In the case of Seminary of our Lady of Angels v. Barber et al., 42 Hun (N. Y.) 27, the court held that a tract of land, separated from the buildings by a road and railway tracks and cultivated as a farm, was a part of the institution, on the theory that “suitable recreation and physical exercise are deemed requisite to health and successful mental culture.” Indeed the courts, and there are numerous decisions that might be cited, uniformly hold that physical culture and development is an essential part of our educational system, and that grounds used for this purpose in connection with an educational institution become and are a part of the institution itself. In this view of the case we have no difficulty in reaching the conclusion that the purpose for which this property is sought to be taken is a public use, and that it may be condemned and appropriated to the use designated by Congress, without encountering in any respect the legal limitations of the zoning law and regulations.
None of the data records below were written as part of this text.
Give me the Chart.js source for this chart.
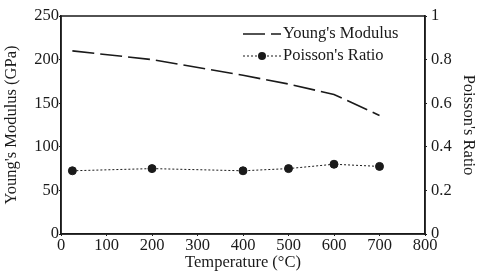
<!DOCTYPE html>
<html>
<head>
<meta charset="utf-8">
<script src="https://cdn.jsdelivr.net/npm/chart.js@4"></script>
<style>
  html, body { margin: 0; padding: 0; background: #fff; }
  #wrap { width: 478px; height: 275px; }
</style>
</head>
<body>
<div id="wrap"><canvas id="chart" width="478" height="275"></canvas></div>
<script>
// values
const temps = [25, 200, 400, 500, 600, 700];
const youngs = [210, 200, 182, 172, 160, 136];
const poisson = [0.29, 0.30, 0.29, 0.30, 0.32, 0.31];
const xTicks = [0, 100, 200, 300, 400, 500, 600, 700, 800];

const ink = '#1a1a1a';
const serif = '"Liberation Serif", "DejaVu Serif", serif';

// legend drawn inside the plot, top right
const innerLegend = {
  id: 'innerLegend',
  afterDatasetsDraw(chart) {
    const ctx = chart.ctx;
    const a = chart.chartArea;
    ctx.save();
    ctx.font = '16.5px ' + serif;
    ctx.fillStyle = ink;
    ctx.textBaseline = 'middle';
    chart.data.datasets.forEach((ds, i) => {
      const y = a.top + 18 + i * 22;
      const x0 = a.right - 182;
      ctx.strokeStyle = ink;
      ctx.lineWidth = ds.borderWidth;
      ctx.setLineDash(ds.borderDash || []);
      ctx.beginPath();
      ctx.moveTo(x0, y);
      ctx.lineTo(x0 + 38, y);
      ctx.stroke();
      ctx.setLineDash([]);
      if (ds.pointRadius > 0) {
        ctx.beginPath();
        ctx.arc(x0 + 19, y, ds.pointRadius, 0, Math.PI * 2);
        ctx.fill();
      }
      ctx.fillText(ds.label, x0 + 40, y);
    });
    // frame around the plot
    ctx.strokeStyle = ink;
    ctx.lineWidth = 1.5;
    ctx.strokeRect(a.left, a.top, a.right - a.left, a.bottom - a.top);
    ctx.restore();
  }
};

new Chart(document.getElementById('chart'), {
  type: 'line',
  data: {
    datasets: [
      {
        label: "Young's Modulus",
        data: temps.map((t, i) => ({ x: t, y: youngs[i] })),
        yAxisID: 'y',
        borderColor: ink,
        borderWidth: 1.6,
        borderDash: [22, 6],
        pointRadius: 0,
        tension: 0
      },
      {
        label: "Poisson's Ratio",
        data: temps.map((t, i) => ({ x: t, y: poisson[i] })),
        yAxisID: 'y1',
        borderColor: ink,
        backgroundColor: ink,
        borderWidth: 1,
        borderDash: [2, 2],
        pointRadius: 4,
        pointBackgroundColor: ink,
        tension: 0
      }
    ]
  },
  plugins: [innerLegend],
  options: {
    responsive: false,
    animation: false,
    layout: { padding: { top: 16, left: 0, right: 0, bottom: 0 } },
    plugins: { legend: { display: false }, tooltip: { enabled: false } },
    scales: {
      x: {
        type: 'linear',
        min: 0,
        max: 800,
        afterBuildTicks: s => { s.ticks = xTicks.map(v => ({ value: v })); },
        afterFit: s => { s.height = 41; },
        grid: { drawOnChartArea: false, color: ink, tickLength: 2 },
        border: { color: ink, width: 1.5 },
        ticks: { color: ink, font: { family: serif, size: 16.5 }, padding: 0, maxRotation: 0 },
        title: { display: true, text: 'Temperature (°C)', color: ink, font: { family: serif, size: 16.5 }, padding: { top: 0, bottom: 2 } }
      },
      y: {
        position: 'left',
        min: 0,
        max: 250,
        afterFit: s => { s.width = 61; },
        grid: { drawOnChartArea: false, color: ink, tickLength: 2 },
        border: { color: ink, width: 1.5 },
        ticks: { stepSize: 50, color: ink, font: { family: serif, size: 16.5 }, padding: 0 },
        title: { display: true, text: "Young's Modulus (GPa)", color: ink, font: { family: serif, size: 16.5 }, padding: { top: 2, bottom: 0 } }
      },
      y1: {
        position: 'right',
        min: 0,
        max: 1,
        afterFit: s => { s.width = 53; },
        grid: { drawOnChartArea: false, color: ink, tickLength: 2 },
        border: { color: ink, width: 1.5 },
        ticks: { stepSize: 0.2, color: ink, font: { family: serif, size: 16.5 }, padding: 4,
                 callback: v => (Math.round(v * 10) / 10).toString() },
        title: { display: true, text: "Poisson's Ratio", color: ink, font: { family: serif, size: 16.5 }, padding: 0 }
      }
    }
  }
});
</script>
</body>
</html>
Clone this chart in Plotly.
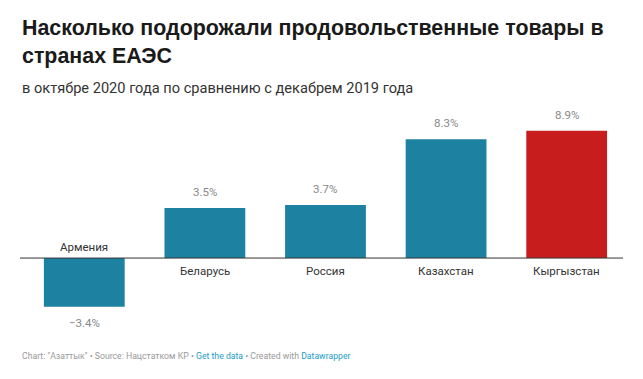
import plotly.graph_objects as go

countries = ["Армения", "Беларусь", "Россия", "Казахстан", "Кыргызстан"]
values = [-3.4, 3.5, 3.7, 8.3, 8.9]
value_labels = ["−3.4%", "3.5%", "3.7%", "8.3%", "8.9%"]
colors = ["#1d81a2", "#1d81a2", "#1d81a2", "#1d81a2", "#c71e1d"]

FONT = "Roboto, Arial, sans-serif"
TFONT = "Liberation Sans, Arial, sans-serif"

fig = go.Figure()
fig.add_trace(go.Bar(
    x=countries, y=values, marker=dict(color=colors, line=dict(width=0)),
    width=0.67, hoverinfo="skip"
))

annotations = []
for c, v, lab in zip(countries, values, value_labels):
    if v >= 0:
        annotations.append(dict(x=c, y=v, xref="x", yref="y", text=lab, showarrow=False,
                                yshift=16, font=dict(family=FONT, size=11.5, color="#888888")))
        annotations.append(dict(x=c, y=0, xref="x", yref="y", text=c, showarrow=False,
                                yshift=-13, font=dict(family=FONT, size=11.5, color="#333333")))
    else:
        annotations.append(dict(x=c, y=v, xref="x", yref="y", text=lab, showarrow=False,
                                yshift=-16, font=dict(family=FONT, size=11.5, color="#888888")))
        annotations.append(dict(x=c, y=0, xref="x", yref="y", text=c, showarrow=False,
                                yshift=11, font=dict(family=FONT, size=11.5, color="#333333")))

annotations += [
    dict(x=0, y=1, xref="paper", yref="paper", xanchor="left", yanchor="top",
         text="<b>Насколько подорожали продовольственные товары в<br>странах ЕАЭС</b>",
         showarrow=False, align="left",
         font=dict(family=TFONT, size=21.4, color="#1a1a1a"),
         yshift=96),
    dict(x=0, y=1, xref="paper", yref="paper", xanchor="left", yanchor="top",
         text="в октябре 2020 года по сравнению с декабрем 2019 года",
         showarrow=False, align="left",
         font=dict(family=FONT, size=14.6, color="#333333"),
         yshift=33),
    dict(x=0, y=0, xref="paper", yref="paper", xanchor="left", yanchor="top",
         text="Chart: \"Азаттык\" • Source: Нацстатком КР • <span style='color:#1d9bc6'>Get the data</span> • Created with <span style='color:#1d9bc6'>Datawrapper</span>",
         showarrow=False, align="left",
         font=dict(family=FONT, size=8.7, color="#999999"),
         yshift=-14),
]

fig.update_layout(
    width=643, height=379,
    margin=dict(l=20, r=20, t=110, b=44),
    paper_bgcolor="white", plot_bgcolor="white",
    showlegend=False,
    bargap=0.33,
    xaxis=dict(visible=False, range=[-0.533, 4.467], fixedrange=True),
    yaxis=dict(visible=False, range=[-5.38, 10.35], zeroline=False, fixedrange=True),
    annotations=annotations,
)

fig.add_shape(type="line", xref="paper", yref="y", x0=0, x1=1, y0=0, y1=0,
              line=dict(color="#333333", width=1))

fig.write_html("out.html", config={"displayModeBar": False},
               post_script="document.body.style.margin='0';document.body.style.overflow='hidden';")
We are of opinion that the mere act of appropriating the money by Congress, for the purpose specified in the act, is sufficient to authorize the exercise of the power of eminent domain by the commissioners to carry the purpose into effect. Other objections are made by counsel for petitioners going to the sufficiency of the petitions. It is unnecessary to consider these objections in detail, since we find the petitions affirmatively allege that the land is needed for the purpose for which condemnation is sought, and that an effort has been made to purchase the same, resulting in failure to reach an equitable agreement.

The judgments are reversed, with costs, and the causes are remanded for further proceedings.